AIM OF THE EXERCISE:
Do not repeat pictures. Repeat exactly the lines of the listing below from its first line through the line with "import matplotlib.dates as mdates".
+++
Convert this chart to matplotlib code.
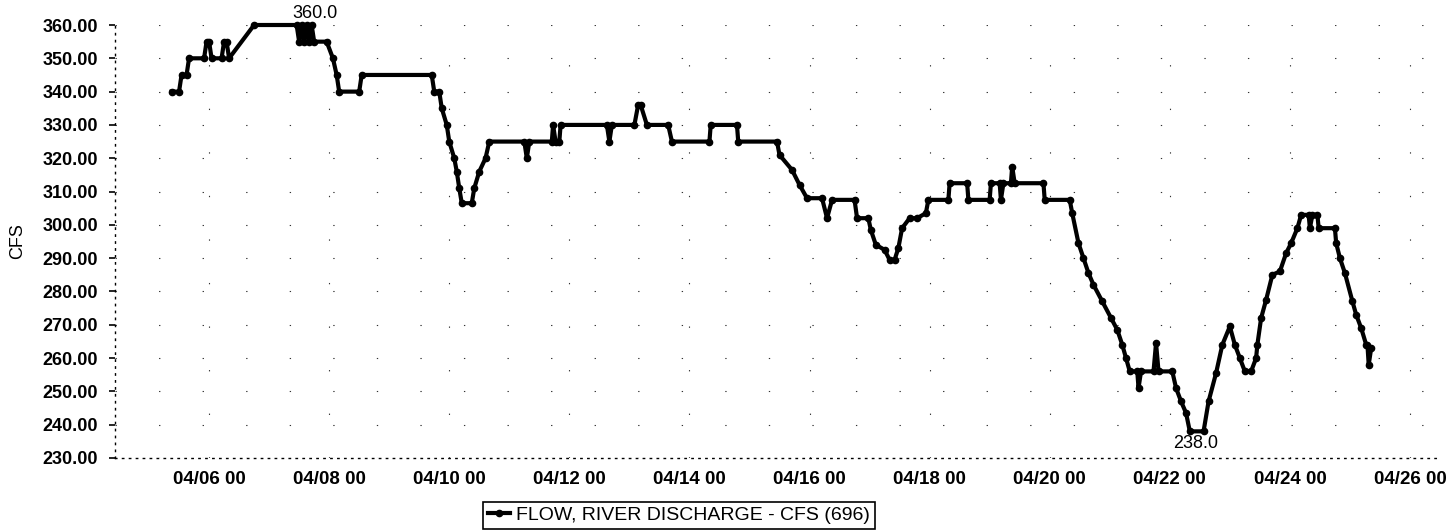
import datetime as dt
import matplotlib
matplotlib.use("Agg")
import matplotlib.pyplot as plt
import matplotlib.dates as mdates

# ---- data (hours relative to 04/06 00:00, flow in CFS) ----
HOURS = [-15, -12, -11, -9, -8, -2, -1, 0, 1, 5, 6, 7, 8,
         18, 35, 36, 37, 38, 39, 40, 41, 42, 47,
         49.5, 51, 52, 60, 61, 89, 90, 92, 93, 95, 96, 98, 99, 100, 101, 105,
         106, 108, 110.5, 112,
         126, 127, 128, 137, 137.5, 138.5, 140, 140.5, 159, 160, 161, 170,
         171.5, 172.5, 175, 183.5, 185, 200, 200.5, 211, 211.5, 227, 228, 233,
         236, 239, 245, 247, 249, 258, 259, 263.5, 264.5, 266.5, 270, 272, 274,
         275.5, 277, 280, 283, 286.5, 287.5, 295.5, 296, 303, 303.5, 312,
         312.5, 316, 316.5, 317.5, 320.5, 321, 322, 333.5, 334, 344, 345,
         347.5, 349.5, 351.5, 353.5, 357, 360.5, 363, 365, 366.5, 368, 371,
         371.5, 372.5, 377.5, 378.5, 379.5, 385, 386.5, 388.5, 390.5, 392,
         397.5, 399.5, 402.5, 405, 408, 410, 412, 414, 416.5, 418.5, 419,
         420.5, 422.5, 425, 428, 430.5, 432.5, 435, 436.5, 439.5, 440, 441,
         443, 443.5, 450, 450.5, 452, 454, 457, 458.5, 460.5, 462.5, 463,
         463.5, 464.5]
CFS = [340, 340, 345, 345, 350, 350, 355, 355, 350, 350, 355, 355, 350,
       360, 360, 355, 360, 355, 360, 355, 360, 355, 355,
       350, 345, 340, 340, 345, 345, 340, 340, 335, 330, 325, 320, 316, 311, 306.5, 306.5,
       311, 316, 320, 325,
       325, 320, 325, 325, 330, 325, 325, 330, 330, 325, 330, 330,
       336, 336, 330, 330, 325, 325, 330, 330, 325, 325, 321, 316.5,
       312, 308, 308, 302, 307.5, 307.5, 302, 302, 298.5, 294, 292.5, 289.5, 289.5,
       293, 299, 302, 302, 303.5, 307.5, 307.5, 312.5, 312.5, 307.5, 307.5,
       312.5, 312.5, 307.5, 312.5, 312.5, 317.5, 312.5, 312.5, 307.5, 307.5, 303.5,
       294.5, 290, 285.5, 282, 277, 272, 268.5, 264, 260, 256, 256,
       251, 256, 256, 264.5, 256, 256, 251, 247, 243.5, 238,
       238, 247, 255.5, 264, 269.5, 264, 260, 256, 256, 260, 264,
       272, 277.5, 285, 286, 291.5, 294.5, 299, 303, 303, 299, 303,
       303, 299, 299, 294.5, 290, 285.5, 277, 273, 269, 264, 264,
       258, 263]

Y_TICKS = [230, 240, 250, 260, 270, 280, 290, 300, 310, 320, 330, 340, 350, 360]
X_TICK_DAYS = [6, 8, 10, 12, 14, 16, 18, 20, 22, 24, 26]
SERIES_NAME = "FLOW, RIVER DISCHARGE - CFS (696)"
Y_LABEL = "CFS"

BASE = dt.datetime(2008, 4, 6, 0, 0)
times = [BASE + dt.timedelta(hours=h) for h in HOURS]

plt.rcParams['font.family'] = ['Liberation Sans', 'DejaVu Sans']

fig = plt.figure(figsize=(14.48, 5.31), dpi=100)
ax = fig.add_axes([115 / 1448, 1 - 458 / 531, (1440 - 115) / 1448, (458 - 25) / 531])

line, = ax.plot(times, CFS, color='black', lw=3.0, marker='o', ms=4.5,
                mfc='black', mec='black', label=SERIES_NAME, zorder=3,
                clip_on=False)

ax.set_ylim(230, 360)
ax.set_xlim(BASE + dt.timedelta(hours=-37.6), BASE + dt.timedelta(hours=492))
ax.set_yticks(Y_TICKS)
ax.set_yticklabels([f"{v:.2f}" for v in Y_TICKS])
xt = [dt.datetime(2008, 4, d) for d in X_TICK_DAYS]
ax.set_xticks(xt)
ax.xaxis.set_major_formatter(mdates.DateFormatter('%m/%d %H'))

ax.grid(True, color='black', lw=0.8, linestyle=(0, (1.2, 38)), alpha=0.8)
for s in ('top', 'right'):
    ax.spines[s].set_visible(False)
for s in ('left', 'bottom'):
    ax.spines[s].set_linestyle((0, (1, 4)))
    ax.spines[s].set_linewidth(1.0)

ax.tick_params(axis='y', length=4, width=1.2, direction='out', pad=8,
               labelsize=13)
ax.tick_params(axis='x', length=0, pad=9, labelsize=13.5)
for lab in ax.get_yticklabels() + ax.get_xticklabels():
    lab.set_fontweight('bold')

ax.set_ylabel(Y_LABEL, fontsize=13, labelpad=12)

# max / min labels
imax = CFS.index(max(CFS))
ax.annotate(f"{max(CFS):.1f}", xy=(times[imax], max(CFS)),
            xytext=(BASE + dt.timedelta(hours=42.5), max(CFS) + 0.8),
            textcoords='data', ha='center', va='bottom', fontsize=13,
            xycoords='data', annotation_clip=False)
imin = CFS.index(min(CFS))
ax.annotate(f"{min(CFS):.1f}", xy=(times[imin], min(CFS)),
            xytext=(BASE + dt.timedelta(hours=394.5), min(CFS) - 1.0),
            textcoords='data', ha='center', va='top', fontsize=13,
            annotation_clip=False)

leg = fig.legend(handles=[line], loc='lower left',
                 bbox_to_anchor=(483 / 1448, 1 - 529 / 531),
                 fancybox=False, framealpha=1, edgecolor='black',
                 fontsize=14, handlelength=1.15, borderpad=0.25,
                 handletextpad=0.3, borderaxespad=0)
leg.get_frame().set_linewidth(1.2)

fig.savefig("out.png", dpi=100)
+++
ANSWER TO THE EXERCISE:
Convert this chart to matplotlib code.
import datetime as dt
import matplotlib
matplotlib.use("Agg")
import matplotlib.pyplot as plt
import matplotlib.dates as mdates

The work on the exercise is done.